I really enjoyed the Ironman Australia bike ride. I rode aggressively and tactically. I was losing time to Belinda, but I just kept asking myself if I was riding as hard as I could. My response was always "yes". Some part of the ride got crowded with cyclists and this was frustrating, but I had prepared mentally for this and I responded by riding aggressively and staying out of the draft-zone. A drafting penalty here means a 10-minute stand-down penalty and that is a huge risk. Often riders would pass me, snuggle in behind the rider in front and then touch their brakes in order to stay legal. The trouble with that is that I'm now behind them and that would mean that I would have to touch my brakes to stay legal. I just cannot imagine touching my brakes in a race. So I found myself getting out of the draft zone as quickly as possible either by dropping back naturally or re-passing the rider. This took a lot of mental energy to continue to react to this dynamic. Inevitably and thankfully, I did find myself riding alone much of the time.

At each turnaround, I would gauge my time to Belinda. I was continually losing time to her. However, I never allowed myself to get discouraged because I knew that I was riding as hard as I could - my heart rate monitor and internally perceived effort kept me honest. I also remember Lance's advice to me in our last telephone conversation before the race. He told me to be good to myself. So in the spirit of "loving myself", I decided to stop timing my time gaps to Belinda ahead of me and to the women behind me. I was on task, focused and riding hard. That had to be good enough.

must admit that this "riding hard" thing is pretty tough. The mental focus required to push your body hard for 5 to 5.5 hours on the bike is quite extraordinary, after all, cycling is done "sitting down" and it is easy to coast. The last 30 minutes of the bike ride were pretty tough. My hip flexors really started to hurt likely from pushing so hard in circles throughout my pedal stroke.

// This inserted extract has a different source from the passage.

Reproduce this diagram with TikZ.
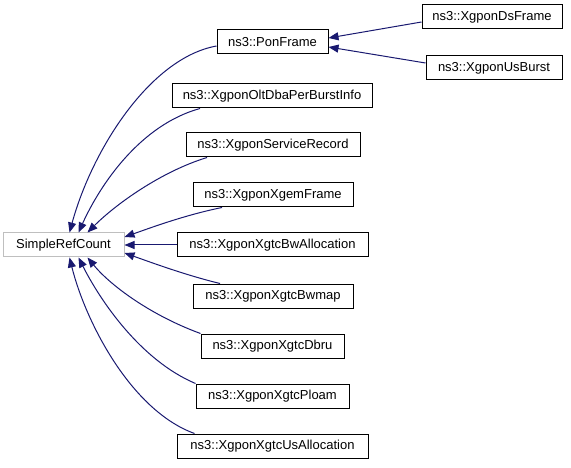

But my reward was my fastest ever Ironman bike split of 5 hours and 6 minutes. My previous best was 5 hours and 15 minutes.

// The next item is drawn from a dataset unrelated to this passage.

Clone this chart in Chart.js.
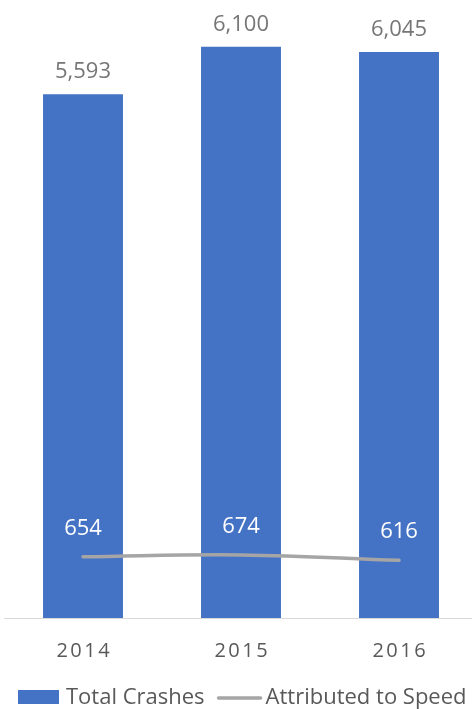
<!DOCTYPE html>
<html>
<head>
<meta charset="utf-8">
<title>Crashes 2014-2016</title>
<script src="https://cdn.jsdelivr.net/npm/chart.js@4.4.0/dist/chart.umd.min.js"></script>
<style>
    html, body { margin: 0; padding: 0; background: #fff; overflow: hidden; }
    #wrap { width: 480px; height: 709px; position: relative; }
</style>
</head>
<body>
<div id="wrap"><canvas id="crashes-chart"></canvas></div>
<script>
// Data
const years = ['2014', '2015', '2016'];
const totalCrashes = [5593, 6100, 6045];
const speedCrashes = [654, 674, 616];
const seriesNames = ['Total Crashes', 'Attributed to Speed'];
const yMax = 6600;

// Colours and fonts
const BAR_BLUE = '#4472C4';
const LINE_GREY = '#A5A5A5';
const TEXT_GREY = '#595959';
const LABEL_GREY = '#767676';
const FONT = '"Open Sans", "Noto Sans", sans-serif';

const fmt = v => v.toLocaleString('en-US');

// Value labels above bars (grey) and above line points (white)
const valueLabels = {
    id: 'valueLabels',
    afterDatasetsDraw(chart) {
        const ctx = chart.ctx;
        ctx.save();
        ctx.font = '22px ' + FONT;
        ctx.textAlign = 'center';
        ctx.textBaseline = 'alphabetic';

        chart.getDatasetMeta(0).data.forEach((bar, i) => {
            ctx.fillStyle = LABEL_GREY;
            ctx.fillText(fmt(totalCrashes[i]), bar.x, bar.y - 16);
        });
        chart.getDatasetMeta(1).data.forEach((pt, i) => {
            ctx.fillStyle = '#FFFFFF';
            ctx.fillText(fmt(speedCrashes[i]), pt.x, pt.y - 22);
        });
        ctx.restore();
    }
};

// Category labels with wide letter spacing
const spacedTicks = {
    id: 'spacedTicks',
    afterDraw(chart) {
        const ctx = chart.ctx;
        const xScale = chart.scales.x;
        const spacing = 2.5;
        ctx.save();
        ctx.font = '20px ' + FONT;
        ctx.fillStyle = TEXT_GREY;
        ctx.textAlign = 'center';
        ctx.textBaseline = 'alphabetic';
        ctx.letterSpacing = spacing + 'px';
        years.forEach((label, i) => {
            ctx.fillText(label, xScale.getPixelForTick(i) + spacing / 2, chart.chartArea.bottom + 39);
        });
        ctx.restore();
    }
};

// Legend under the axis: blue box for bars, grey stroke for the line
const bottomLegend = {
    id: 'bottomLegend',
    afterDraw(chart) {
        const ctx = chart.ctx;
        const baseline = chart.chartArea.bottom + 86;
        ctx.save();
        ctx.font = '22px ' + FONT;
        ctx.fillStyle = TEXT_GREY;
        ctx.textBaseline = 'alphabetic';
        ctx.textAlign = 'left';

        let x = 18;
        ctx.fillStyle = BAR_BLUE;
        ctx.fillRect(x, baseline - 14, 41, 14);
        x += 41 + 7;
        ctx.fillStyle = TEXT_GREY;
        ctx.fillText(seriesNames[0], x, baseline);
        x += ctx.measureText(seriesNames[0]).width + 14;

        ctx.strokeStyle = LINE_GREY;
        ctx.lineWidth = 3.5;
        ctx.lineCap = 'round';
        ctx.beginPath();
        ctx.moveTo(x, baseline - 6);
        ctx.lineTo(x + 42, baseline - 6);
        ctx.stroke();
        x += 42 + 5;
        ctx.fillText(seriesNames[1], x, baseline);
        ctx.restore();
    }
};

const ctx = document.getElementById('crashes-chart').getContext('2d');
const crashesChart = new Chart(ctx, {
    type: 'bar',
    data: {
        labels: years,
        datasets: [
            {
                type: 'bar',
                label: seriesNames[0],
                data: totalCrashes,
                backgroundColor: BAR_BLUE,
                borderWidth: 0,
                categoryPercentage: 0.506,
                barPercentage: 1,
                order: 1
            },
            {
                type: 'line',
                label: seriesNames[1],
                data: speedCrashes,
                borderColor: LINE_GREY,
                borderWidth: 3.5,
                borderCapStyle: 'round',
                pointRadius: 0,
                tension: 0.4,
                fill: false,
                order: 0
            }
        ]
    },
    options: {
        responsive: true,
        maintainAspectRatio: false,
        animation: false,
        layout: {
            padding: { top: 0, left: 4, right: 2, bottom: 91 }
        },
        scales: {
            x: {
                grid: { display: false, drawTicks: false },
                border: { display: true, color: '#D9D9D9', width: 1 },
                ticks: { display: false }
            },
            y: {
                display: false,
                min: 0,
                max: yMax
            }
        },
        plugins: {
            legend: { display: false },
            tooltip: { enabled: false }
        }
    },
    plugins: [valueLabels, spacedTicks, bottomLegend]
});
</script>
</body>
</html>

It is quite mind boggling to think that I rode my fastest ever bike split by almost 10 minutes and Belinda Granger, cyclist extraordinaire, rode 12 minutes faster than me! She was having a fantastic day - a by-product of her new focus on the sport and her dedication to improvement. I got off the bike in 3rd place and began the run with a 12 to 13 minute deficit from Belinda, the race leader. But in the spirit of being good to myself, I stayed positive. I remembered all of my great training runs in Clermont. I believed in my ability and in my pursuit of excellence. This race was my reward for traveling to Clermont for 6 weeks. This race was my reward for completing the hardest Ironman training block that I had ever endured. Besides, I had twenty-eight 6-years cheering for me!

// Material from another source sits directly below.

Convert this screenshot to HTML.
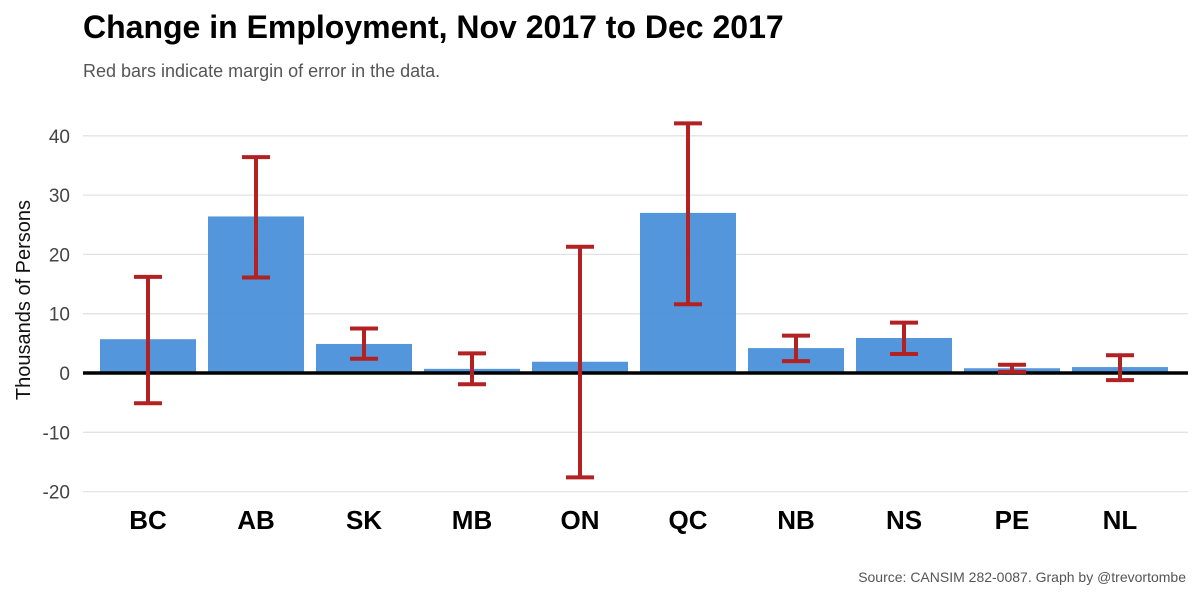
<!DOCTYPE html>
<html><head><meta charset="utf-8"><style>
body{margin:0;background:#fff;font-family:"Liberation Sans",Arial,sans-serif}
</style></head><body>
<svg width="1200" height="600" xmlns="http://www.w3.org/2000/svg" id="c" font-family="Liberation Sans, Arial, sans-serif">
<text x="83" y="38" font-size="32" font-weight="bold" fill="#000">Change in Employment, Nov 2017 to Dec 2017</text>
<text x="83" y="77" font-size="18" fill="#555">Red bars indicate margin of error in the data.</text>
<text transform="translate(30,300) rotate(-90)" text-anchor="middle" font-size="20" fill="#111">Thousands of Persons</text>
<text x="1186" y="582" text-anchor="end" font-size="14" fill="#555">Source: CANSIM 282-0087. Graph by @trevortombe</text>
<g id="grid"></g><g id="bars"></g><g id="err"></g><g id="labels"></g>
</svg>
<script>
const categories=["BC","AB","SK","MB","ON","QC","NB","NS","PE","NL"];
const values=[5.7,26.4,4.9,0.7,1.9,27.0,4.2,5.9,0.8,1.0];
const errHigh=[16.2,36.4,7.5,3.3,21.3,42.1,6.3,8.5,1.4,3.0];
const errLow=[-5.1,16.1,2.4,-1.9,-17.6,11.6,2.0,3.2,0.2,-1.2];
const yTicks=[-20,-10,0,10,20,30,40];
const NS="http://www.w3.org/2000/svg";
const y=v=>373-v*5.93;
const xc=i=>148+i*108;
function mk(t,a,p){const e=document.createElementNS(NS,t);for(const k in a)e.setAttribute(k,a[k]);p.appendChild(e);return e;}
const grid=document.getElementById('grid'),bars=document.getElementById('bars'),err=document.getElementById('err'),lab=document.getElementById('labels');
yTicks.forEach(t=>{
 const l=mk('line',{x1:83,x2:1188,y1:y(t),y2:y(t),stroke:'#e3e3e3','stroke-width':1.3},grid);
 
 
 const tx=mk('text',{x:70,y:y(t)+7,'text-anchor':'end','font-size':19,fill:'#444'},grid);
 tx.textContent=t;
 
 
});
categories.forEach((c,i)=>{
 const v=values[i];
 const r=mk('rect',{x:xc(i)-48,y:Math.min(y(v),y(0)),width:96,height:Math.abs(y(v)-y(0)),fill:'#4a90d9','fill-opacity':0.95},bars);
 
 
 const g=mk('g',{stroke:'#b22222','stroke-width':4,fill:'none'},err);
 
 
 const x=xc(i),h=y(errHigh[i]),lo=y(errLow[i]);
 mk('line',{x1:x,x2:x,y1:h,y2:lo},g);
 mk('line',{x1:x-14,x2:x+14,y1:h,y2:h},g);
 mk('line',{x1:x-14,x2:x+14,y1:lo,y2:lo},g);
 const t=mk('text',{x:x,y:529,'text-anchor':'middle','font-size':26,'font-weight':'bold',fill:'#000'},lab);
 t.textContent=c;
 
 
});
const z=mk('line',{x1:83,x2:1188,y1:y(0),y2:y(0),stroke:'#000','stroke-width':3.5},bars);


</script>
</body></html>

Off I went on the marathon. The first few kilometers didn't feel especially chipper and yet, I was running 4 minutes per kilometer, which was way too fast. Hey Sherlock, maybe that was why you didn't feel too great!! I used the first 10 km to settle into 3-hour marathon pace, but still went through 10 km a bit quicker than normal. I felt quite good physically, but mentally, I just wanted to be done so that I didn't have to think about pace, time, nutrition or technique anymore. So, I put myself on my training run routes and I tried to pretend that it was just a normal long run day with the bonus of having people to chase. And I reminded myself to be good to myself. Whenever I felt anxious about catching Belinda or about the fact that this was "THE RACE", I gave myself a pat on the back for getting this far, this fast. I was having a breakthrough race and tried to focus on celebrating that during the marathon rather than focusing on Belinda. But that said, I knew that a 2:57 marathon would deliver a sub 9-hour Ironman. So while being good to myself, I was also eager to push myself toward that goal.

Halfway through the marathon, I was feeling good and light and moving well. I had taken a big chunk out of Belinda's 13-minute lead and my 21 km split was in the right place for a sub 3-hour marathon. For the next 6 km, I fell off of my goal pace a little bit and I don't really know why. My energy felt good and my motivation was good. Then, as I hit the hills for the second time at around 26 to 36 km, my knee started to hurt. I think that I may have tweaked my adductor negotiating some of the sharp turns on the course and moving around some of the athletes on their first lap (while I was on my 2nd lap). After 7 hours of racing, all of these seemingly simple movements can be challenging and can cause strain to a fatigued body. Well, my little knee was screaming. So I respected my knee and ran a little less aggressively over that hilly section.

At about 28 km, I caught Belinda. The Ironmanlive coverage says that I passed her and no words or acknowledgement was exchanged. That could not be further from the truth. You see, Belinda is one of the kindest and most lovable professional athletes on the planet. You can't shut us up at the best of times and so how could we resist having a wee chat during our Ironman workday? She was also having the race of her life and even though I passed her, she did not falter one single bit. She held steady and kept up her effort and that was a huge accomplishment. It would have been easy for her to get dejected after giving up the lead after 8 hours of racing. But in true Ironman spirit, she held on.

Now in the lead, I was really ready to get the race over. Once again, I put myself on my training run routes in Clermont. The flat section was like my run around Lake Minneola in Clermont. The hilly section was like running on the clay roads. I thought about my training partners. A bit of my race belonged to them - Gord, Brandon, Nigel, Dave, Jackie, Graham, Kevin and others. Yes, Ironman is a solo effort, but it is not a solo journey and many shared my journey.

The run down the finish chute was fabulous. So many Aussies cheered and welcomed me back. The support that I received all week and on race day made me feel like a little adopted Aussie. I crossed the line in 9 hours and 3 minutes - a huge personal best. And while I missed seeing my best friend, Teresa, at the finish-line this year as I did last year, I could feel my family and friends smile knowing that I had performed well and finished safely. And I could hear them say, "Ok, now get home so we can celebrate!"

My little retreat was over and there was a lot to celebrate. Winning Ironman Australia in my best time ever is something that may never happen again --- ok, maybe it will happen at the Hawaii Ironman (hee hee!!!) -- and so I will lock that away in my "best ever" memories cabinet. Realizing how sport helps fulfill my life goals is another something to celebrate. And being adopted by those 6-year olds, well, that is the gift that keeps on giving. I keep reliving it every time I read one of their little letters, "Dear Lisa Bentley, I hope you come in second and my Uncle Bob wins the race." I wonder how Uncle Bob did?